American neuroscientist

Steven A. Hillyard (born in California in 1942) is an American cognitive neuroscientist and distinguished professor of neurosciences emeritus at the University of California, San Diego. He is well known for his use of human EEG and ERP recordings to investigate mechanisms of perception, attention, and cognition, and is widely considered a founder of human cognitive neurophysiology and cognitive neuroscience.

==Education and career==
Hillyard received a B.S. in 1964 in Biology at the California Institute of Technology (Caltech) where he conducted research in the laboratory of Roger Sperry, before receiving his Ph.D. in psychology from Yale University in 1968 under mentorship from Robert Galambos. Thereafter he joined the faculty of the University of California, San Diego, in the Department of Neurosciences.

==Research==
Hillyard's research began by investigating the contingent negative variation and hemispheric specialization in the brain.
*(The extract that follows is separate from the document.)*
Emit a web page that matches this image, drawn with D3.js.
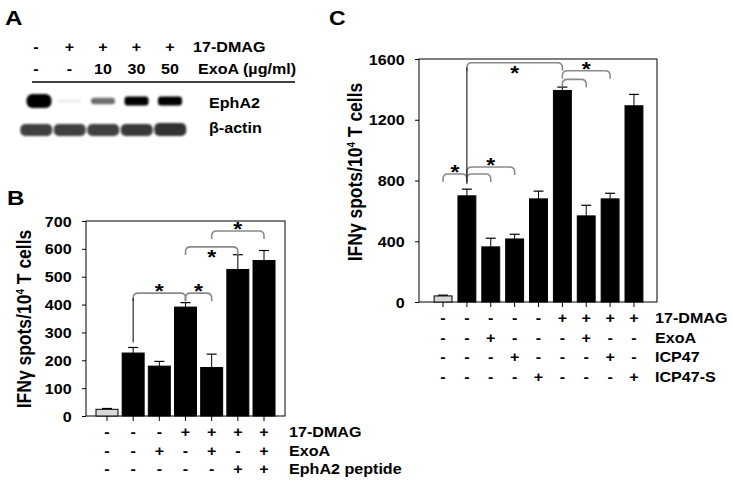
<!DOCTYPE html>
<html><head><meta charset="utf-8">
<script src="https://cdn.jsdelivr.net/npm/d3@7"></script>
<style>
body{margin:0;background:#fff}
text{font-family:"Liberation Sans",Arial,sans-serif;font-weight:bold;fill:#000}
</style>
</head><body>
<svg id="fig" width="733" height="486"></svg>
<script>
// ---------- DATA ----------
// Panel A (western blot)
const blotLanes = ["L1","L2","L3","L4","L5"];
const blotDMAG = ["-","+","+","+","+"];
const blotExoA = ["-","-","10","30","50"];
const ephA2Signal = [1.0, 0.06, 0.55, 0.88, 0.88];
const actinSignal = [0.8, 0.8, 0.8, 0.82, 0.84];

// Panel B
const bCategories = ["b1","b2","b3","b4","b5","b6","b7"];
const bValues = [24, 226, 179, 391, 174, 526, 558];
const bErrors = [3, 20, 17, 16, 48, 53, 36];
const bDMAG  = ["-","-","-","+","+","+","+"];
const bExoA  = ["-","-","+","-","+","-","+"];
const bEphA2 = ["-","-","-","-","-","+","+"];
const bRowNames = ["17-DMAG","ExoA","EphA2 peptide"];
const bTicks = [0,100,200,300,400,500,600,700];
const bBrackets = [
  {from:1,to:3,level:441,star:"above",lead:true},
  {from:3,to:4,level:441,star:"above"},
  {from:3,to:5,level:607,star:"below"},
  {from:4,to:6,level:664,star:"above"}
];

// Panel C
const cCategories = ["c1","c2","c3","c4","c5","c6","c7","c8","c9"];
const cValues = [40, 699, 363, 415, 679, 1393, 567, 679, 1292];
const cErrors = [5, 44, 57, 31, 51, 22, 70, 37, 75];
const cDMAG  = ["-","-","-","-","-","+","+","+","+"];
const cExoA  = ["-","-","+","-","-","-","+","-","-"];
const cICP47 = ["-","-","-","+","-","-","-","+","-"];
const cICP47S= ["-","-","-","-","+","-","-","-","+"];
const cRowNames = ["17-DMAG","ExoA","ICP47","ICP47-S"];
const cTicks = [0,400,800,1200,1600];
const cBrackets = [
  {from:0,to:1,level:843,star:"above"},
  {from:1,to:2,level:843},
  {from:1,to:3,level:889,star:"above"},
  {from:1,to:5,level:1575,star:"below",lead:true},
  {from:5,to:7,level:1523,star:"above"},
  {from:5,to:6,level:1466}
];

// ---------- DRAW ----------
const SX = 1.15; // horizontal stretch of the original lettering
const svg = d3.select("#fig");
svg.append("rect").attr("width",733).attr("height",486).attr("fill","#fff");

function label(parent, x, y, str, anchor, size, rot) {
  const g = parent.append("g")
    .attr("transform", `translate(${x},${y}) scale(${SX},1)` + (rot ? ` rotate(${rot})` : ""));
  const t = g.append("text").attr("text-anchor", anchor || "middle").attr("font-size", size || 14);
  if (str !== null) t.text(str);
  return t;
}

function yTitle(parent, x, y) {
  const t = label(parent, x, y, null, "middle", 17.5, -90);
  t.append("tspan").text("IFN\u03b3 spots/10");
  t.append("tspan").attr("font-size", 10).attr("dy", -6).text("4");
  t.append("tspan").attr("dy", 6).text(" T cells");
}

// Panel letters
label(svg, 5, 25, "A", "start", 21);
label(svg, 7, 205, "B", "start", 21);
label(svg, 329, 25, "C", "start", 20);

// ---- Panel A ----
(function(){
  const g = svg.append("g");
  const defs = svg.append("defs");
  defs.append("filter").attr("id","blur").attr("x","-20%").attr("y","-50%").attr("width","140%").attr("height","200%")
    .append("feGaussianBlur").attr("stdDeviation", 1.0);
  const x = d3.scalePoint().domain(blotLanes).range([36, 170]);
  blotLanes.forEach((l,i) => {
    label(g, x(l), 52, blotDMAG[i], "middle", 14);
    label(g, x(l), 74, blotExoA[i], "middle", 14);
  });
  label(g, 193, 52, "17-DMAG", "start", 14);
  label(g, 198, 74, "ExoA (\u00b5g/ml)", "start", 14);
  g.append("line").attr("x1",32).attr("x2",295).attr("y1",82).attr("y2",82).attr("stroke","#000").attr("stroke-width",1.5);

  const bands = g.append("g").attr("filter","url(#blur)");
  const step = x.step();
  // EphA2 bands
  blotLanes.forEach((l,i) => {
    const s = ephA2Signal[i];
    const h = s >= 0.99 ? 14 : 2 + s * 8;
    const w = s >= 0.99 ? 25 : 24;
    bands.append("rect")
      .attr("x", x(l) - w/2 + (i===0?3:0)).attr("y", 101 - h/2).attr("width", w).attr("height", h)
      .attr("rx", s >= 0.99 ? 6 : 3)
      .attr("fill", d3.interpolateGreys(s >= 0.99 ? 1 : 0.1 + s));
  });
  // beta-actin bands
  blotLanes.forEach((l,i) => {
    const s = actinSignal[i];
    bands.append("rect")
      .attr("x", x(l) - step/2 + 1).attr("y", 124 - (i===4?1:0)).attr("width", step - 1.5).attr("height", 12 + (i===4?1:0))
      .attr("rx", 5)
      .attr("fill", d3.interpolateGreys(s));
  });
  label(g, 209, 108, "EphA2", "start", 14);
  label(g, 209, 133, "\u03b2-actin", "start", 14);
})();

// ---- generic bar panel ----
function barPanel(cfg) {
  const g = svg.append("g");
  const {x0,x1,y0,y1,band0,band1,pad,cats,vals,errs,ticks,ymax,rows,rowNames,rowY,rowNameX,brackets,titleX,titleY} = cfg;
  const x = d3.scaleBand().domain(d3.range(cats.length)).range([band0, band1]).paddingInner(pad).paddingOuter(pad/2);
  const y = d3.scaleLinear().domain([0, ymax]).range([y1, y0]);

  // frame
  g.append("rect").attr("x", x0).attr("y", y0).attr("width", x1 - x0).attr("height", y1 - y0)
    .attr("fill","none").attr("stroke","#000").attr("stroke-width",1);

  // y axis
  const ya = g.append("g").attr("transform", `translate(${x0},0)`)
    .call(d3.axisLeft(y).tickValues(ticks).tickFormat(d3.format("d")).tickSize(4).tickSizeOuter(0).tickPadding(0));
  ya.select(".domain").remove();
  ya.selectAll(".tick line").attr("stroke","#000");
  ya.selectAll(".tick text").attr("x", -12.5).attr("dy","0.36em")
    .attr("transform", `scale(${SX},1)`).attr("font-size",14)
    .attr("font-family",'"Liberation Sans",Arial,sans-serif').attr("font-weight","bold");

  // x axis ticks
  const xa = g.append("g").attr("transform", `translate(0,${y1})`)
    .call(d3.axisBottom(x).tickSize(5).tickSizeOuter(0).tickFormat(""));
  xa.select(".domain").remove();
  xa.selectAll(".tick line").attr("stroke","#000");

  // bars
  g.selectAll("rect.bar").data(vals).join("rect").attr("class","bar")
    .attr("x", (d,i) => x(i)).attr("width", x.bandwidth())
    .attr("y", d => y(d)).attr("height", d => y(0) - y(d))
    .attr("fill", (d,i) => i === 0 ? "#d8d8d8" : "#000")
    .attr("stroke","#000").attr("stroke-width",1);

  // error bars
  const cx = i => x(i) + x.bandwidth()/2;
  vals.forEach((v,i) => {
    const top = y(v + errs[i]);
    g.append("line").attr("x1",cx(i)).attr("x2",cx(i)).attr("y1",y(v)).attr("y2",top).attr("stroke","#000").attr("stroke-width",1);
    g.append("line").attr("x1",cx(i)-5).attr("x2",cx(i)+5).attr("y1",top).attr("y2",top).attr("stroke","#000").attr("stroke-width",1.2);
  });

  // brackets
  brackets.forEach(b => {
    const xa1 = cx(b.from), xa2 = cx(b.to), yl = y(b.level);
    const r = 5, drop = 8;
    const p = d3.path();
    p.moveTo(xa1, yl + drop);
    p.lineTo(xa1, yl + r);
    p.quadraticCurveTo(xa1, yl, xa1 + r, yl);
    p.lineTo(xa2 - r, yl);
    p.quadraticCurveTo(xa2, yl, xa2, yl + r);
    p.lineTo(xa2, yl + drop);
    g.append("path").attr("d", p.toString()).attr("fill","none").attr("stroke","#8a8a8a").attr("stroke-width",1.6);
    if (b.lead) {
      const et = y(vals[b.from] + errs[b.from]);
      g.append("line").attr("x1",xa1).attr("x2",xa1).attr("y1",yl + r).attr("y2",et - 5).attr("stroke","#000").attr("stroke-width",1);
    }
    if (b.star) {
      const sc = b.star === "above" ? yl - 6 : yl + 6;
      label(g, (xa1 + xa2)/2, sc + 11, "*", "middle", 20);
    }
  });

  // condition rows
  rows.forEach((row, r) => {
    row.forEach((s, i) => label(g, cx(i), rowY[r], s, "middle", 14));
    label(g, rowNameX, rowY[r], rowNames[r], "start", 14);
  });

  yTitle(g, titleX, titleY);
}

barPanel({
  x0:86, x1:285, y0:221, y1:416, band0:93.9, band1:277.1, pad:0.16,
  cats:bCategories, vals:bValues, errs:bErrors, ticks:bTicks, ymax:700,
  rows:[bDMAG,bExoA,bEphA2], rowNames:bRowNames, rowY:[437,456,474], rowNameX:289,
  brackets:bBrackets, titleX:31, titleY:319
});

barPanel({
  x0:419, x1:657, y0:59, y1:302, band0:431.1, band1:645.9, pad:0.25,
  cats:cCategories, vals:cValues, errs:cErrors, ticks:cTicks, ymax:1600,
  rows:[cDMAG,cExoA,cICP47,cICP47S], rowNames:cRowNames, rowY:[323,343,362,382], rowNameX:655,
  brackets:cBrackets, titleX:362, titleY:172
});
</script>
</body></html>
His seminal work on the neural mechanisms of auditory and visual selective attention demonstrated that early stages of cortical sensory processing are modulated by what a person attends or ignores. In 1980, Hillyard discovered, along with Marta Kutas, the N400 event related potential component that is an index of semantic processing in the human brain. In studies in split-brain patients with Michael Gazzaniga, he has also contributed much to our understanding of how the two hemispheres of the brain control attention and process language. Hillyard has over 280 publications which have received over 87,000 citations.
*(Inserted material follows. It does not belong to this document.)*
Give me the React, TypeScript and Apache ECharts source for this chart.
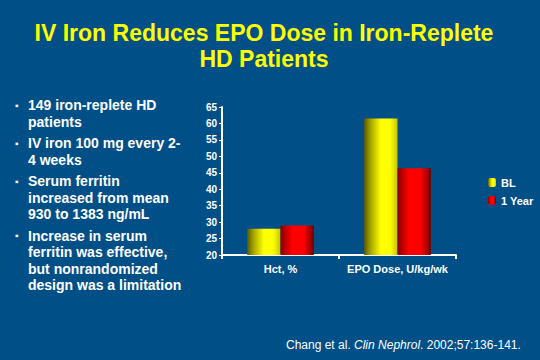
import React, { useEffect, useRef } from "react";
import * as echarts from "echarts";

const categories = ["Hct, %", "EPO Dose, U/kg/wk"];
const blValues = [28, 61.5];
const yearValues = [29, 46.4];
const seriesNames = ["BL", "1 Year"];
const titleLines = ["IV Iron Reduces EPO Dose in Iron-Replete", "HD Patients"];
const bullets = [
  ["149 iron-replete HD", "patients"],
  ["IV iron 100 mg every 2-", "4 weeks"],
  ["Serum ferritin", "increased from mean", "930 to 1383 ng/mL"],
  ["Increase in serum", "ferritin was effective,", "but nonrandomized", "design was a limitation"],
];

const FONT = "'Liberation Sans', Arial, sans-serif";

export default function App() {
  const ref = useRef<HTMLDivElement>(null);
  useEffect(() => {
    if (!ref.current) return;
    const chart = echarts.init(ref.current, null, { renderer: "svg" });
    const yellow = new echarts.graphic.LinearGradient(0, 0, 1, 0, [
      { offset: 0, color: "#5a5a00" },
      { offset: 0.2, color: "#a8a800" },
      { offset: 0.5, color: "#ffff00" },
      { offset: 0.78, color: "#ffff00" },
      { offset: 1, color: "#c4c400" },
    ]);
    const red = new echarts.graphic.LinearGradient(0, 0, 1, 0, [
      { offset: 0, color: "#8a0000" },
      { offset: 0.35, color: "#ff0000" },
      { offset: 0.7, color: "#ff0000" },
      { offset: 1, color: "#700000" },
    ]);
    const bulletElems: any[] = [];
    let y = 97;
    bullets.forEach((lines) => {
      bulletElems.push({
        type: "text",
        left: 15,
        top: y + 3,
        style: { text: "▪", fill: "#ffffff", font: `bold 10px ${FONT}` },
      });
      bulletElems.push({
        type: "text",
        left: 28,
        top: y,
        style: {
          text: lines.join("\n"),
          fill: "#ffffff",
          font: `bold 14px ${FONT}`,
          lineHeight: 16.5,
        },
      });
      y += lines.length * 16.5 + 5;
    });
    chart.setOption({
      animation: false,
      backgroundColor: "#004f87",
      title: {
        text: titleLines.join("\n"),
        left: 259,
        textAlign: "center",
        top: 15,
        textStyle: {
          color: "#ffff00",
          fontFamily: FONT,
          fontWeight: "bold",
          fontSize: 23,
          lineHeight: 26,
          textShadowColor: "#000000",
          textShadowOffsetX: 2,
          textShadowOffsetY: 2,
          textShadowBlur: 0,
        },
      },
      legend: {
        orient: "vertical",
        left: 483,
        top: 172,
        itemWidth: 8,
        itemHeight: 9,
        itemGap: 7,
        data: seriesNames,
        textStyle: { color: "#ffffff", fontFamily: FONT, fontWeight: "bold", fontSize: 11 },
      },
      grid: { left: 222, right: 84, top: 107, bottom: 105 },
      xAxis: {
        type: "category",
        data: categories,
        axisLine: { lineStyle: { color: "#ffffff", width: 2 } },
        axisTick: { show: true, length: 4, lineStyle: { color: "#ffffff", width: 2 } },
        axisLabel: { color: "#ffffff", fontFamily: FONT, fontWeight: "bold", fontSize: 11, margin: 8, interval: 0 },
      },
      yAxis: {
        type: "value",
        min: 20,
        max: 65,
        interval: 5,
        splitLine: { show: false },
        axisLine: { show: true, lineStyle: { color: "#ffffff", width: 2 } },
        axisTick: { show: true, length: 3, lineStyle: { color: "#ffffff", width: 1 } },
        axisLabel: { color: "#ffffff", fontFamily: FONT, fontWeight: "bold", fontSize: 10, margin: 5 },
      },
      series: [
        {
          name: seriesNames[0],
          type: "bar",
          data: blValues,
          barGap: "0%",
          barCategoryGap: "43%",
          itemStyle: { color: yellow },
        },
        {
          name: seriesNames[1],
          type: "bar",
          data: yearValues,
          barGap: "0%",
          barCategoryGap: "43%",
          itemStyle: { color: red },
        },
      ],
      graphic: [
        ...bulletElems,
        {
          type: "text",
          left: 286,
          top: 339,
          style: {
            text: "Chang et al. {i|Clin Nephrol}. 2002;57:136-141.",
            fill: "#ffffff",
            font: `12px ${FONT}`,
            rich: { i: { fontStyle: "italic", fontFamily: FONT, fontSize: 12, fill: "#ffffff" } },
          },
        },
      ],
    });
    return () => chart.dispose();
  }, []);
  return <div ref={ref} style={{ position: "fixed", left: 0, top: 0, width: 540, height: 360 }} />;
}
==Awards and honors (selected)==
- 1985 - Fellow, American Association for the Advancement of Science (AAAS)
- 1990 - NIMH MERIT Award
- 1999 - Award for Distinguished Contributions to Psychophysiology, Society for Psychophysiological Research (SPR)
- 2006 - George A. Miller Prize in Cognitive Neuroscience, Cognitive Neuroscience Society (CNS)
- 2013 - Elected a Member of the American Academy of Arts & Sciences.